■ **INFORMATION PROVIDED**:

%%

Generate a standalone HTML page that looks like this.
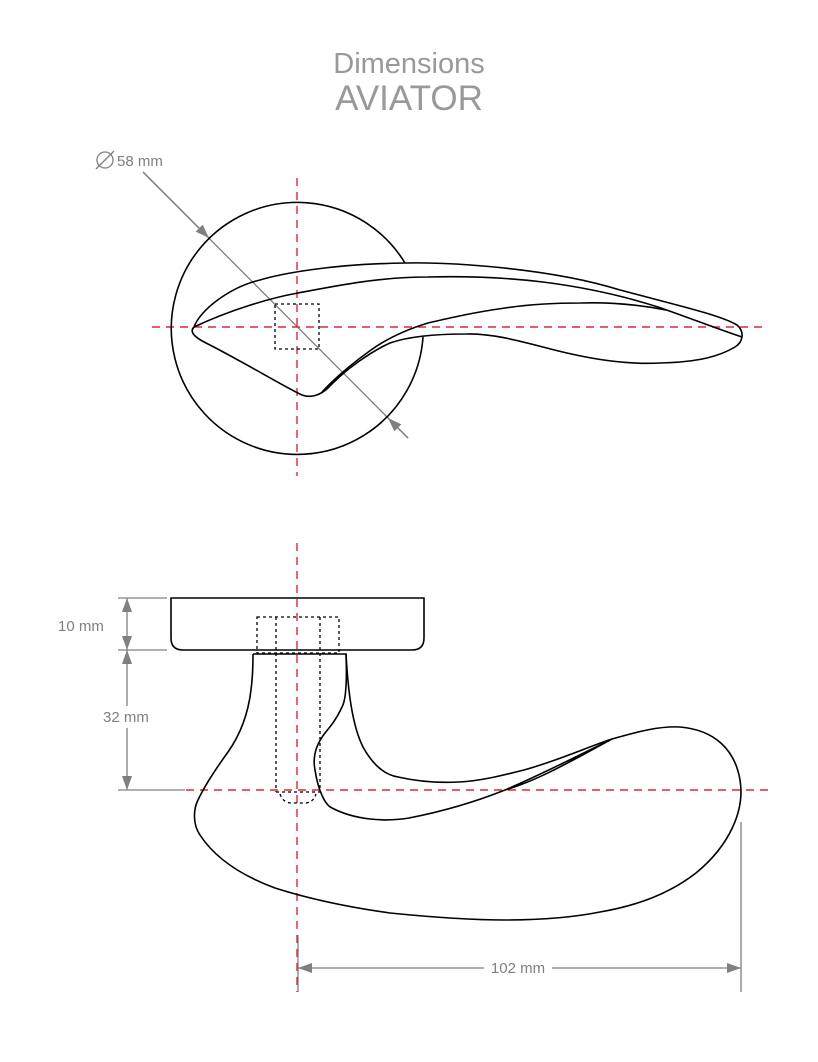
<!DOCTYPE html>
<html><head><meta charset="utf-8"><style>html,body{margin:0;padding:0;background:#fff}svg{display:block}</style></head>
<body>
<svg width="818" height="1062" viewBox="0 0 818 1062" xmlns="http://www.w3.org/2000/svg">
<defs>
<marker id="a" viewBox="0 0 14 10" refX="14" refY="5" markerWidth="14" markerHeight="10" markerUnits="userSpaceOnUse" orient="auto"><path d="M0,0 L14,5 L0,10 Z" fill="#808080"/></marker>
</defs>
<g font-family="Liberation Sans, sans-serif" fill="#999" text-anchor="middle">
<text x="409" y="73" font-size="29">Dimensions</text>
<text x="409" y="110" font-size="35">AVIATOR</text>
</g>
<g font-family="Liberation Sans, sans-serif" fill="#808080" font-size="15">
<text x="117" y="166">58 mm</text>
<text x="58" y="631">10 mm</text>
<text x="103" y="722">32 mm</text>
</g>
<g fill="none" stroke="#808080" stroke-width="1.3">
<circle cx="105" cy="160" r="8"/><line x1="96" y1="169" x2="114" y2="151"/>
<line x1="143" y1="172" x2="408" y2="438"/>
<line x1="143" y1="172" x2="209" y2="238" marker-end="url(#a)"/>
<line x1="408" y1="438" x2="388" y2="418" marker-end="url(#a)"/>
<line x1="118" y1="598" x2="167" y2="598"/>
<line x1="118" y1="650" x2="167" y2="650"/>
<line x1="118" y1="790" x2="185" y2="790"/>
<line x1="127" y1="624" x2="127" y2="598" marker-end="url(#a)"/>
<line x1="127" y1="624" x2="127" y2="650" marker-end="url(#a)"/>
<line x1="127" y1="706" x2="127" y2="650" marker-end="url(#a)"/>
<line x1="127" y1="728" x2="127" y2="790" marker-end="url(#a)"/>
<line x1="298" y1="935" x2="298" y2="992"/>
<line x1="741" y1="822" x2="741" y2="992"/>
<line x1="484" y1="968" x2="298" y2="968" marker-end="url(#a)"/>
<line x1="552" y1="968" x2="741" y2="968" marker-end="url(#a)"/>
</g>
<text x="518" y="973" font-family="Liberation Sans, sans-serif" fill="#808080" font-size="15" text-anchor="middle">102 mm</text>
<g fill="none" stroke="#e8262b" stroke-width="1.4" stroke-dasharray="8,6">
<line x1="297" y1="178" x2="297" y2="476"/>
<line x1="152" y1="327" x2="762" y2="327"/>
<line x1="297" y1="543" x2="297" y2="992"/>
<line x1="186" y1="790" x2="774" y2="790"/>
</g>
<g fill="none" stroke="#000" stroke-width="1.6">
<path d="M405,263 A126,126 0 1 0 423,337"/>
<path d="M194,327 C200,310 230,287 260,280 C280,274 330,264 405,263 C450,262 550,268 620,290 C680,306 720,315 737,325 C745,332 743,342 735,347 C720,356 700,362 660,363 C620,365 580,357 543,347 C520,341 490,333 466,334 C440,334 410,336 390,343 C370,352 345,370 329,387 C320,396 310,398 302,395 C290,390 240,360 206,343 C192,336 190,331 194,327 Z"/>
<path d="M194,327 C230,310 270,298 298,293 C340,285 380,277 428,277 C470,276 510,278 543,282 C590,288 630,298 658,307 C690,318 720,330 742,337"/>
<path d="M666,310 C640,305 610,302 581,303 C550,303 525,305 505,308 C470,313 450,318 428,323 C405,330 385,340 371,350 C350,365 335,378 322,392"/>
<path d="M171,598 L424,598 L424,638 Q424,650 412,650 L183,650 Q171,650 171,638 Z"/>
<path d="M253,654 L346,654 C347,680 346,700 342,707 C336,720 330,727 325,733 C318,742 312,755 315,770 C318,790 325,805 332,808 C355,820 385,822 409,818 C450,810 480,800 505,790 C540,775 580,755 612,739 C580,756 540,780 505,790"/>
<path d="M346,654 C348,690 352,725 363,747 C373,765 385,775 398,777 C420,782 440,783 459,782 C480,781 500,776 524,770 C560,760 590,746 612,739 C640,731 660,726 680,727 C715,730 735,750 740,780 C745,810 730,845 696,873 C670,893 640,905 600,912 C570,918 540,920 505,920 C470,920 430,917 390,913 C340,906 300,896 275,888 C240,875 215,858 200,835 C193,825 193,810 198,800 C205,785 215,770 228,752 C240,735 248,715 251,690 C253,675 253,665 253,654"/>
</g>
<g fill="none" stroke="#000" stroke-width="1.3" stroke-dasharray="3,3">
<rect x="275" y="304" width="44" height="45"/>
<rect x="257" y="617" width="82" height="36"/>
<line x1="276" y1="617" x2="276" y2="792"/>
<line x1="320" y1="617" x2="320" y2="792"/>
<line x1="276" y1="792" x2="320" y2="792"/>
<path d="M280,794 Q283,803 292,803 L305,803 Q313,803 316,794"/>
</g>
</svg>
</body></html>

%%

■ **SHORT PROBLEM**:
Print the listing above in full, exactly as written. Omit any pictures.

■ **RIGHT ANSWER**:
Generate a standalone HTML page that looks like this.
<!DOCTYPE html>
<html><head><meta charset="utf-8"><style>html,body{margin:0;padding:0;background:#fff}svg{display:block}</style></head>
<body>
<svg width="818" height="1062" viewBox="0 0 818 1062" xmlns="http://www.w3.org/2000/svg">
<defs>
<marker id="a" viewBox="0 0 14 10" refX="14" refY="5" markerWidth="14" markerHeight="10" markerUnits="userSpaceOnUse" orient="auto"><path d="M0,0 L14,5 L0,10 Z" fill="#808080"/></marker>
</defs>
<g font-family="Liberation Sans, sans-serif" fill="#999" text-anchor="middle">
<text x="409" y="73" font-size="29">Dimensions</text>
<text x="409" y="110" font-size="35">AVIATOR</text>
</g>
<g font-family="Liberation Sans, sans-serif" fill="#808080" font-size="15">
<text x="117" y="166">58 mm</text>
<text x="58" y="631">10 mm</text>
<text x="103" y="722">32 mm</text>
</g>
<g fill="none" stroke="#808080" stroke-width="1.3">
<circle cx="105" cy="160" r="8"/><line x1="96" y1="169" x2="114" y2="151"/>
<line x1="143" y1="172" x2="408" y2="438"/>
<line x1="143" y1="172" x2="209" y2="238" marker-end="url(#a)"/>
<line x1="408" y1="438" x2="388" y2="418" marker-end="url(#a)"/>
<line x1="118" y1="598" x2="167" y2="598"/>
<line x1="118" y1="650" x2="167" y2="650"/>
<line x1="118" y1="790" x2="185" y2="790"/>
<line x1="127" y1="624" x2="127" y2="598" marker-end="url(#a)"/>
<line x1="127" y1="624" x2="127" y2="650" marker-end="url(#a)"/>
<line x1="127" y1="706" x2="127" y2="650" marker-end="url(#a)"/>
<line x1="127" y1="728" x2="127" y2="790" marker-end="url(#a)"/>
<line x1="298" y1="935" x2="298" y2="992"/>
<line x1="741" y1="822" x2="741" y2="992"/>
<line x1="484" y1="968" x2="298" y2="968" marker-end="url(#a)"/>
<line x1="552" y1="968" x2="741" y2="968" marker-end="url(#a)"/>
</g>
<text x="518" y="973" font-family="Liberation Sans, sans-serif" fill="#808080" font-size="15" text-anchor="middle">102 mm</text>
<g fill="none" stroke="#e8262b" stroke-width="1.4" stroke-dasharray="8,6">
<line x1="297" y1="178" x2="297" y2="476"/>
<line x1="152" y1="327" x2="762" y2="327"/>
<line x1="297" y1="543" x2="297" y2="992"/>
<line x1="186" y1="790" x2="774" y2="790"/>
</g>
<g fill="none" stroke="#000" stroke-width="1.6">
<path d="M405,263 A126,126 0 1 0 423,337"/>
<path d="M194,327 C200,310 230,287 260,280 C280,274 330,264 405,263 C450,262 550,268 620,290 C680,306 720,315 737,325 C745,332 743,342 735,347 C720,356 700,362 660,363 C620,365 580,357 543,347 C520,341 490,333 466,334 C440,334 410,336 390,343 C370,352 345,370 329,387 C320,396 310,398 302,395 C290,390 240,360 206,343 C192,336 190,331 194,327 Z"/>
<path d="M194,327 C230,310 270,298 298,293 C340,285 380,277 428,277 C470,276 510,278 543,282 C590,288 630,298 658,307 C690,318 720,330 742,337"/>
<path d="M666,310 C640,305 610,302 581,303 C550,303 525,305 505,308 C470,313 450,318 428,323 C405,330 385,340 371,350 C350,365 335,378 322,392"/>
<path d="M171,598 L424,598 L424,638 Q424,650 412,650 L183,650 Q171,650 171,638 Z"/>
<path d="M253,654 L346,654 C347,680 346,700 342,707 C336,720 330,727 325,733 C318,742 312,755 315,770 C318,790 325,805 332,808 C355,820 385,822 409,818 C450,810 480,800 505,790 C540,775 580,755 612,739 C580,756 540,780 505,790"/>
<path d="M346,654 C348,690 352,725 363,747 C373,765 385,775 398,777 C420,782 440,783 459,782 C480,781 500,776 524,770 C560,760 590,746 612,739 C640,731 660,726 680,727 C715,730 735,750 740,780 C745,810 730,845 696,873 C670,893 640,905 600,912 C570,918 540,920 505,920 C470,920 430,917 390,913 C340,906 300,896 275,888 C240,875 215,858 200,835 C193,825 193,810 198,800 C205,785 215,770 228,752 C240,735 248,715 251,690 C253,675 253,665 253,654"/>
</g>
<g fill="none" stroke="#000" stroke-width="1.3" stroke-dasharray="3,3">
<rect x="275" y="304" width="44" height="45"/>
<rect x="257" y="617" width="82" height="36"/>
<line x1="276" y1="617" x2="276" y2="792"/>
<line x1="320" y1="617" x2="320" y2="792"/>
<line x1="276" y1="792" x2="320" y2="792"/>
<path d="M280,794 Q283,803 292,803 L305,803 Q313,803 316,794"/>
</g>
</svg>
</body></html>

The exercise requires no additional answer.